When packed, the tiles are stood vertically, folded over. At 5 metres long, and 2.5 metres high, they are actually quite vulnerable in this position. As a result, we quickly assembled a support frame that would secure them overnight, ready for tomorrow's deployment.

Sunday, 17 October 2010

Frames to go!

In order to limit the amount of drift snow that banks up on or against the antennas, the KAIRA project plans to put the high-frequency tiles on a raised platform, made from a series of frames. By raising the tiles, they will be subjected to greater wind speeds and will avoid the immediate ground boundary layer.

To test this, and various other concepts, two test tiles will be deployed at the site this year. They will be monitored over the winter and fully inspected in the spring. Of the two tiles, one will be placed on a 1-metre high platform and the other directly to the ground (like is done at conventional LOFAR sites).

The deployment of these test tiles will be carried out over the next couple of days. And, although the tiles themselves will be delivered directly to the site, the frames will be taken up from the institute.

In this photograph, the set of timber frames has just been loaded onto the trailer, ready to be towed up to the site.


Wednesday, 8 September 2010

Surveying the field

The top priority task is to conduct an initial survey of the proposed deployment area. This was carried out today at the site using a simple theodolite, tape and survey stick... backed up with a GPS receiver! During the survey, a number of set positions were used. This photograph shows the theodolite set up at the primary position.

During the surveying work a number of reindeer passed by to see what we were doing!

Looking across the theodolite, there is a nice view of the area where the low-frequency array could possibly be deployed. One of the survey team can be seen holding the 5-metre survey stick.

Test site at Kilpisjärvi

Although we are confident that the antennas will resist the harsh Arctic conditions, it is necessary to conduct some 'winter tests' with real hardware, in order to prove our assessment. Therefore, on the proposed site, we will deploy two 'test tiles'. These will be left over the winter and occasional checks will be made to evaluate their condition.

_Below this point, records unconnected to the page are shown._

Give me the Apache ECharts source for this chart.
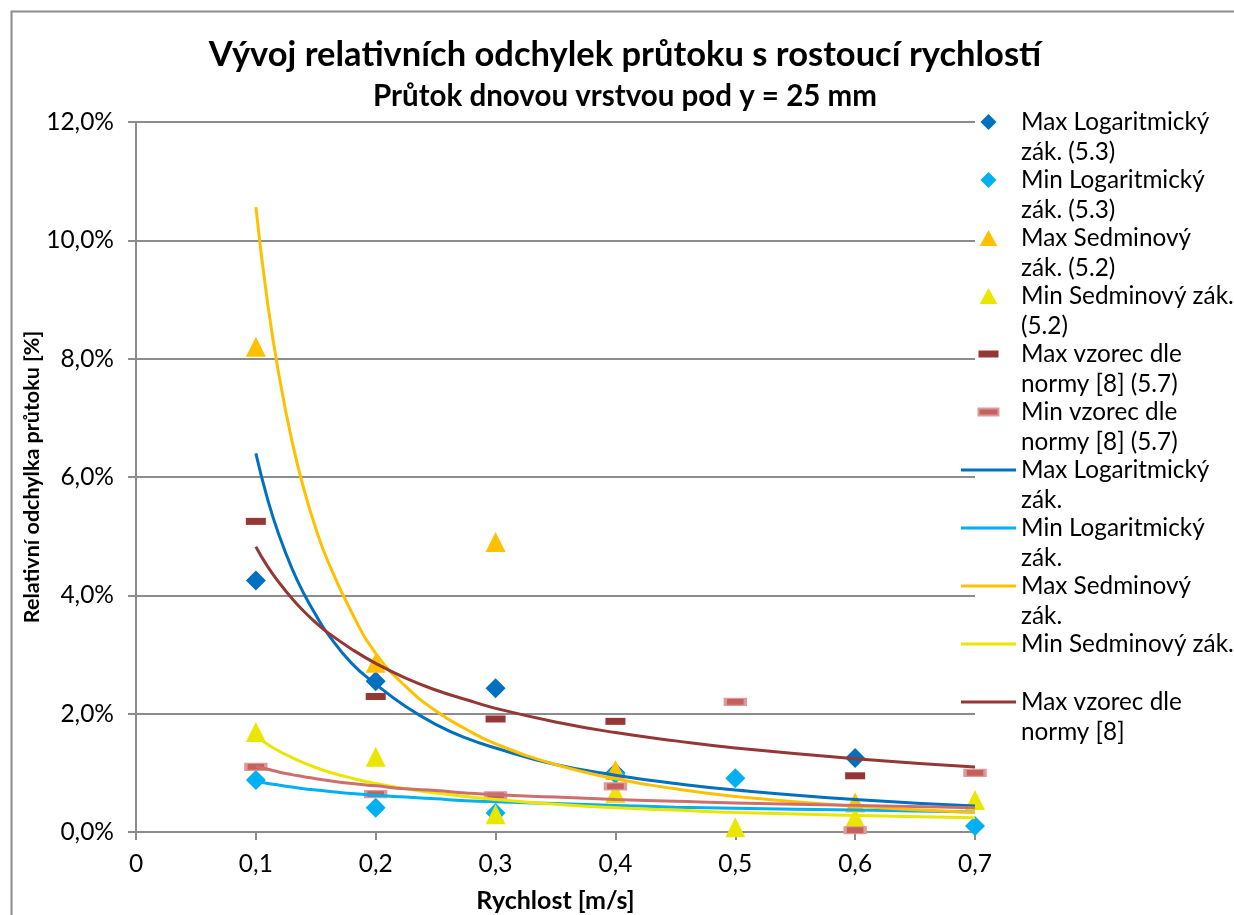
<!DOCTYPE html>
<html>
<head>
<meta charset="utf-8">
<script src="https://cdn.jsdelivr.net/npm/echarts@6/dist/echarts.min.js"></script>
<style>
html,body{margin:0;padding:0;background:#fff;}
#chart{width:1234px;height:915px;}
</style>
</head>
<body>
<div id="chart"></div>
<script>
// ---- data ----
const xVals = [0.1, 0.2, 0.3, 0.4, 0.5, 0.6, 0.7];
const maxLog = [4.25, 2.55, 2.43, 1.0, null, 1.25, null];
const minLog = [0.88, 0.41, 0.32, 0.98, 0.91, null, 0.1];
const maxSed = [8.2, 2.86, 4.9, 1.05, null, 0.5, null];
const minSed = [1.69, 1.27, 0.3, 0.66, 0.08, 0.24, 0.54];
const maxVz = [5.25, 2.29, 1.91, 1.87, null, 0.95, null];
const minVz = [1.1, 0.64, 0.62, 0.77, 2.2, 0.03, 1.0];

// trendlines
const trendX = [0.1, 0.11, 0.12, 0.13, 0.14, 0.15, 0.16, 0.18, 0.2, 0.225, 0.25, 0.275, 0.3, 0.35, 0.4, 0.45, 0.5, 0.6, 0.7];
const maxLogTrend = [6.4, 5.61, 4.98, 4.46, 4.03, 3.67, 3.35, 2.85, 2.5, 2.12, 1.82, 1.59, 1.42, 1.14, 0.96, 0.82, 0.71, 0.55, 0.44];
const minLogTrend = [0.86, 0.82, 0.79, 0.76, 0.73, 0.71, 0.69, 0.65, 0.62, 0.59, 0.56, 0.53, 0.51, 0.48, 0.45, 0.42, 0.40, 0.37, 0.34];
const maxSedTrend = [10.56, 8.91, 7.64, 6.62, 5.80, 5.13, 4.58, 3.71, 3.02, 2.46, 2.05, 1.74, 1.49, 1.14, 0.90, 0.73, 0.60, 0.435, 0.33];
const minSedTrend = [1.63, 1.48, 1.36, 1.26, 1.17, 1.09, 1.02, 0.91, 0.82, 0.73, 0.66, 0.60, 0.55, 0.47, 0.41, 0.37, 0.33, 0.28, 0.24];
const maxVzTrend = [4.82, 4.48, 4.20, 3.95, 3.73, 3.54, 3.37, 3.09, 2.85, 2.60, 2.40, 2.24, 2.09, 1.86, 1.68, 1.54, 1.42, 1.24, 1.10];
const minVzTrend = [1.11, 1.06, 1.01, 0.97, 0.935, 0.90, 0.87, 0.82, 0.78, 0.73, 0.70, 0.66, 0.63, 0.59, 0.55, 0.52, 0.49, 0.45, 0.41];

const seriesNames = [
  'Max Logaritmický zák. (5.3)', 'Min Logaritmický zák. (5.3)',
  'Max Sedminový zák. (5.2)', 'Min Sedminový zák. (5.2)',
  'Max vzorec dle normy [8] (5.7)', 'Min vzorec dle normy [8] (5.7)',
  'Max Logaritmický zák.', 'Min Logaritmický zák.',
  'Max Sedminový zák.', 'Min Sedminový zák.',
  'Max vzorec dle normy [8]', 'Min vzorec dle normy [8]'
];
const legendLabels = [
  'Max Logaritmický\nzák. (5.3)', 'Min Logaritmický\nzák. (5.3)',
  'Max Sedminový\nzák. (5.2)', 'Min Sedminový zák.\n(5.2)',
  'Max vzorec dle\nnormy [8] (5.7)', 'Min vzorec dle\nnormy [8] (5.7)',
  'Max Logaritmický\nzák.', 'Min Logaritmický\nzák.',
  'Max Sedminový\nzák.', 'Min Sedminový zák.\n ',
  'Max vzorec dle\nnormy [8]'
];

const pair = (xs, ys) => xs.map((x, i) => [x, ys[i]]).filter(p => p[1] !== null);

const FONT = 'Lato';
const icons = {
  diamond: 'path://M0,0M55,16M27.5,-2L37.5,8L27.5,18L17.5,8Z',
  triangle: 'path://M0,0M55,16M27.5,-1L37.5,17H17.5Z',
  dash: 'path://M0,0M55,16M17.5,4.5H37.5V11.5H17.5Z',
  line: 'path://M0,0M55,16M0,6.5H55V9.5H0Z'
};
const legendIcons = ['diamond', 'diamond', 'triangle', 'triangle', 'dash', 'dash', 'line', 'line', 'line', 'line', 'line'];

const chart = echarts.init(document.getElementById('chart'), null, {renderer: 'canvas'});

function scatter(name, data, symbol, size, color, extra) {
  return Object.assign({
    name, type: 'scatter', data, symbol, symbolSize: size,
    itemStyle: {color, opacity: 1},
    emphasis: {disabled: true}, z: 2
  }, extra || {});
}
function trend(name, data, color) {
  return {
    name, type: 'line', data, smooth: true,
    showSymbol: false, symbol: 'none',
    lineStyle: {color, width: 3}, itemStyle: {color},
    emphasis: {disabled: true}, z: 3
  };
}

const option = {
  animation: false,
  backgroundColor: '#fff',
  textStyle: {fontFamily: FONT},
  graphic: [{
    type: 'rect', left: 9, top: 9, silent: true,
    shape: {width: 1400, height: 1000},
    style: {fill: 'none', stroke: '#8c8c8c', lineWidth: 2}
  }],
  title: [{
    text: 'Vývoj relativních odchylek průtoku s rostoucí rychlostí',
    left: 625, top: 37, padding: 0, textAlign: 'center',
    textStyle: {fontFamily: FONT, fontWeight: 'bold', fontSize: 34.5, color: '#000'}
  }, {
    text: 'Průtok dnovou vrstvou pod y = 25 mm',
    left: 625, top: 81, padding: 0, textAlign: 'center',
    textStyle: {fontFamily: FONT, fontWeight: 'bold', fontSize: 29.5, color: '#000'}
  }],
  grid: {left: 136, right: 259, top: 122, bottom: 83, containLabel: false, outerBoundsMode: 'none'},
  legend: {
    type: 'plain', orient: 'vertical', left: 960, top: 77, padding: 0,
    itemWidth: 55, itemHeight: 16, itemGap: -32,
    selectedMode: false,
    data: seriesNames.slice(0, 11).map((n, i) => ({name: n, icon: icons[legendIcons[i]]})),
    formatter: name => '\n' + legendLabels[seriesNames.indexOf(name)],
    textStyle: {fontFamily: FONT, fontSize: 24.3, color: '#000', lineHeight: 30}
  },
  xAxis: {
    type: 'value', min: 0, max: 0.7, interval: 0.1,
    name: 'Rychlost [m/s]', nameLocation: 'middle', nameGap: 56,
    nameMoveOverlap: false,
    nameTextStyle: {fontFamily: FONT, fontWeight: 'bold', fontSize: 25, color: '#000'},
    axisLine: {show: true, onZero: false, lineStyle: {color: '#8c8c8c', width: 2}},
    axisTick: {show: true, inside: false, length: 8, lineStyle: {color: '#8c8c8c', width: 2}},
    axisLabel: {
      margin: 20, fontFamily: FONT, fontSize: 24.5, color: '#000',
      formatter: v => v === 0 ? '0' : (Math.round(v * 10) / 10).toFixed(1).replace('.', ',')
    },
    splitLine: {show: false}
  },
  yAxis: {
    type: 'value', min: 0, max: 12, interval: 2,
    name: 'Relativní odchylka průtoku [%]', nameLocation: 'middle', nameGap: 93,
    nameMoveOverlap: false,
    nameTextStyle: {fontFamily: FONT, fontWeight: 'bold', fontSize: 21.5, color: '#000'},
    axisLine: {show: true, lineStyle: {color: '#8c8c8c', width: 2}},
    axisTick: {show: true, inside: false, length: 8, lineStyle: {color: '#8c8c8c', width: 2}},
    axisLabel: {
      margin: 22, fontFamily: FONT, fontSize: 24.5, color: '#000',
      formatter: v => v.toFixed(1).replace('.', ',') + '%'
    },
    splitLine: {show: true, lineStyle: {color: '#8c8c8c', width: 2}}
  },
  series: [
    scatter(seriesNames[0], pair(xVals, maxLog), 'diamond', 20, '#0070C0'),
    scatter(seriesNames[1], pair(xVals, minLog), 'diamond', 20, '#00B0F0'),
    scatter(seriesNames[2], pair(xVals, maxSed), 'triangle', 20, '#FFC000'),
    scatter(seriesNames[3], pair(xVals, minSed), 'triangle', 20, '#EAE600'),
    scatter(seriesNames[4], pair(xVals, maxVz), 'rect', [20, 7], '#953735'),
    scatter(seriesNames[5], pair(xVals, minVz), 'rect', [20, 7], '#C4615E',
      {itemStyle: {color: '#C4615E', borderColor: '#DE9A98', borderWidth: 2, opacity: 1}}),
    trend(seriesNames[6], pair(trendX, maxLogTrend), '#0070C0'),
    trend(seriesNames[7], pair(trendX, minLogTrend), '#00B0F0'),
    trend(seriesNames[8], pair(trendX, maxSedTrend), '#FFC000'),
    trend(seriesNames[9], pair(trendX, minSedTrend), '#EAE600'),
    trend(seriesNames[10], pair(trendX, maxVzTrend), '#953735'),
    trend(seriesNames[11], pair(trendX, minVzTrend), '#CD6F6D')
  ]
};
chart.setOption(option);
</script>
</body>
</html>
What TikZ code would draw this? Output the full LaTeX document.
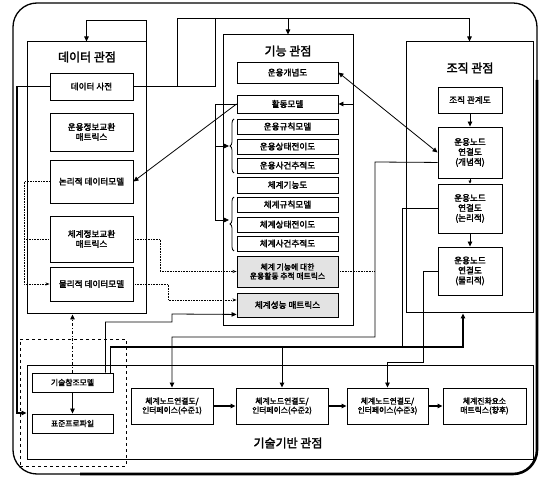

However, before the tiles can be deployed, it is necessary to survey the proposed area. Here are a few photographs of the site. In the first, the rocky area in the foreground is where the array is likely to be deployed.


In the next image, there is another view across the site. And, of course, there is another glimpse of some of the spectacular surrounding scenery.

Monday, 5 July 2010

Two types of antennas

The KAIRA project will make use of proven LOFAR antenna designs. LOFAR is the Low Frequency Array — a pan-European radio telescope project that is currently under construction.

There are two main types of LOFAR antennas. These are the so-called 'low-band' and 'high-band' antennas. The low-band antennas are aerials, covering the range 30 to 80 MHz. Each one stands approximately 1.8m tall, and has a 3 × 3-metre base. The high-band antennas are tiles and are designed to operate in the range 120 to 240 MHz. These tiles are only 0.5 metres tall, but have a larger 5 × 5-metre footprint.

Wednesday, 30 June 2010

Kilpisjärvi Atmospheric Imaging Receiver Array

Welcome to KAIRA! This is the weblog of the Kilpisjärvi Atmospheric Imaging Receiver Array (KAIRA). This is a project of the Sodankylä Geophysical Observatory, principally funded by the University of Oulu in Finland. KAIRA is a dual array of omni-directional VHF radio antennas. It makes extensive use of the proven LOFAR antenna and digital signal-processing hardware, and can act as either a stand-alone passive receiver, as a radar receiver for the VHF transmitter in Tromsø, or for use in conjunction with other Fenno-Scandinavian VHF experiments. It will be used for engineering experiments as well as conducting scientific observations of atmospheric and astrophysical phenomena. In additional to being a powerful observing instrument in its own right, KAIRA will act as a pathfinder for technologies to be used in the proposed EISCAT-3D system.